Enfants d'Espagne

Enfants d'Espagne

24.10.08

LES EAUX FORTES
DE FONTAINE ET CORNELOUP




Certes, 80 000 manifestants pour défendre l'école et les élèves, dimanche dernier dans les rues de Paris, ce n'était pas mal, encourageant certainement. Mais pourquoi quasiment seuls des enseignants et des parents d'élèves ; et puis des passants regardant ce cortège comme si ça ne les concernait pas. Au mieux : "tiens, ils manifestent encore !". Comme s'ils n'avaient pas été élèves, qu'ils n'en avaient pas dans leur famille, qu'ils ne voyaient pas de relation, que le savoir leur échappait. Mais surtout comme si réinvestir la rue en compagnie ne les intéressait pas. Le soudain surgissement de milliers de milliards d'eurodollars au secours des plus riches (qui ne sont pas nombreux - nous le sommes) devrait nous mettre une puce grosse comme une baleine chantante à l'oreille. D'où vient que l'on soit devenu à ce point étrangers à notre propre existence en l'imaginant seulement comme possible dans une sorte de solitude que l'on se refuse à admettre en la remplaçant par toutes sortes de faux-semblants. Où seront les acteurs lorsque nous ne serons plus que spectateurs, des spectateurs qui ne voient plus très bien, qui ne braillent plus. L'autre est si loin. Notre absence programmée justifie LEUR (suivez mon regard, pas ses larmes) ignoble présence. Privée de coeur et d'esprit, instruments de liens à la portée de TOUS, la comédie de la vie tourne au sinistre, au tragique.

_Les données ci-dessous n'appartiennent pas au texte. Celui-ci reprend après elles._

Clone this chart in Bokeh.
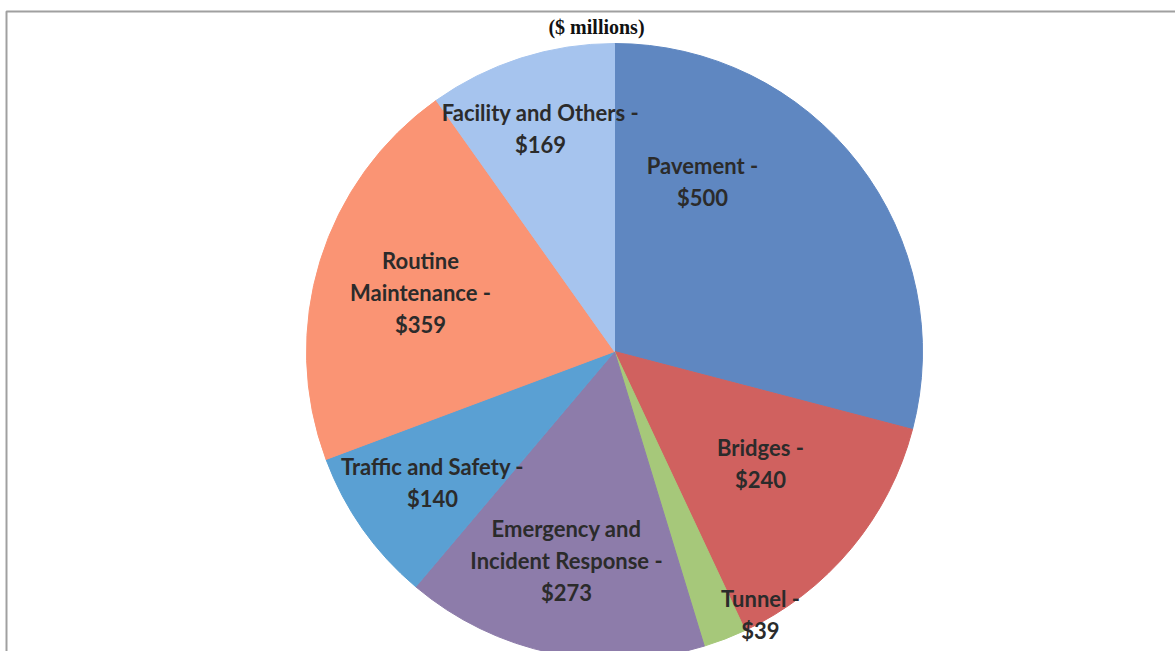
import math
from bokeh.plotting import figure
from bokeh.models import ColumnDataSource
from bokeh.core.properties import value
from bokeh.embed import file_html
from bokeh.resources import INLINE

# ---- data ----
categories = ["Pavement", "Bridges", "Tunnel", "Emergency and\nIncident Response",
              "Traffic and Safety", "Routine\nMaintenance", "Facility and Others"]
amounts = [500, 240, 39, 273, 140, 359, 169]
colors = ["#5F87C1", "#D0615F", "#A6C87A", "#8D7CAA", "#5AA0D3", "#FA9474", "#A6C4EE"]
title_text = "($ millions)"

# ---- layout in reference-pixel space (x right, y down) ----
W, H = 1175, 651
cx_px, cy_px, radius = 614, 351, 308
label_px = [(702, 181), (760, 463), (760, 614), (566, 560), (432, 482), (420, 292), (540, 128)]

def Y(ypx):
    return H - ypx

total = float(sum(amounts))
starts, ends = [], []
acc = 0.0
for a in amounts:
    starts.append(math.pi / 2 - 2 * math.pi * acc / total)
    acc += a
    ends.append(math.pi / 2 - 2 * math.pi * acc / total)

src = ColumnDataSource(dict(
    x=[cx_px] * len(amounts), y=[Y(cy_px)] * len(amounts),
    start=starts, end=ends, color=colors,
))

labels = [f"{c} -\n${a}" for c, a in zip(categories, amounts)]
lab_src = ColumnDataSource(dict(
    x=[p[0] for p in label_px], y=[Y(p[1]) for p in label_px], text=labels,
))

p = figure(width=W, height=H, x_range=(0, W), y_range=(0, H),
           output_backend="svg", toolbar_location=None, min_border=0)
p.axis.visible = False
p.xgrid.visible = False
p.ygrid.visible = False
p.outline_line_color = None
p.background_fill_color = "white"
p.border_fill_color = "white"

# frame lines of the scanned chart box
p.line(x=[6, 6, W], y=[0, Y(11), Y(11)], line_color="#A0A0A0", line_width=2)

p.wedge(x="x", y="y", radius=radius, start_angle="start", end_angle="end",
        direction="clock", fill_color="color", line_color="color", line_width=1,
        source=src)

p.text(x="x", y="y", text="text", source=lab_src, text_align="center",
       text_baseline="middle", text_font=value("Lato"), text_font_style="bold",
       text_font_size="22px", text_color="#2B2B2B", text_line_height=1.2)

p.text(x=[596], y=[Y(26)], text=[title_text], text_align="center",
       text_baseline="alphabetic", text_font=value("Liberation Serif"),
       text_font_style="bold", text_font_size="20px", text_color="#111111")

open("out.html", "w").write(file_html(p, INLINE))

Un mouvement, c'est un groupe qui a conscience de l'être. D'une simple rencontre animée naîtra un lendemain différent. Impossible de se rencontrer en retournant comme une garantie à l'étape précédente, impossible de se rencontrer en étant indisponible, impossible de se rencontrer sans chercher à comprendre, impossible de se rencontrer sans comprendre qu'il faut chercher, impossible de se rencontrer sans se rencontrer.

Un mouvement, c'est le dessin des êtres vivants se transformant peu à peu en êtres plus vivants encore et plus encore à en mourir (car nous mourons tous, alors que ce soit en étant vivant). Le dessin des êtres vivants, comme ces silhouettes s'échappant des pinceaux de Sylvie Fontaine dans le paysage irrigué se levant du saxophone de François Corneloup, hier soir sur les bords d'un canal parisien où les passants sont nombreux et les flots réfléchissant.

Nous étions quelques-uns dans la salle, proches sans doute car ayant pour partie répondu à un appel. Et les silhouettes animées de Fontaine et Corneloup allaient jusqu'à nous pour nous porter, soudain nombreux, dans tous les dehors, sûrs de nos intimités. Cette multitude rêvée, offerte pour que demain (c'est aujourd'hui) nous puissions nous aussi la créer à notre tour, lançant d'autres appels, répondant à d'autres appels.



Jeudi 23 octobre 2008 : Librairie MK2 Quai de Loire (merci Sophie, Judith, Florian) : Sylvie Fontaine - François Corneloup duo avec de la suite dans les idées

Images : B. Zon

1 commentaire:

Anonyme a dit…

Au Musée d'Art Moderne, quand Daniel Humair (peintre et batteur) organisait des concerts, il y a eu des trucs comme ça, vachement rafraîchissants. Dommage que je n'ai pas su ça en temps. Est-ce que c'est prévu dans le futur encore?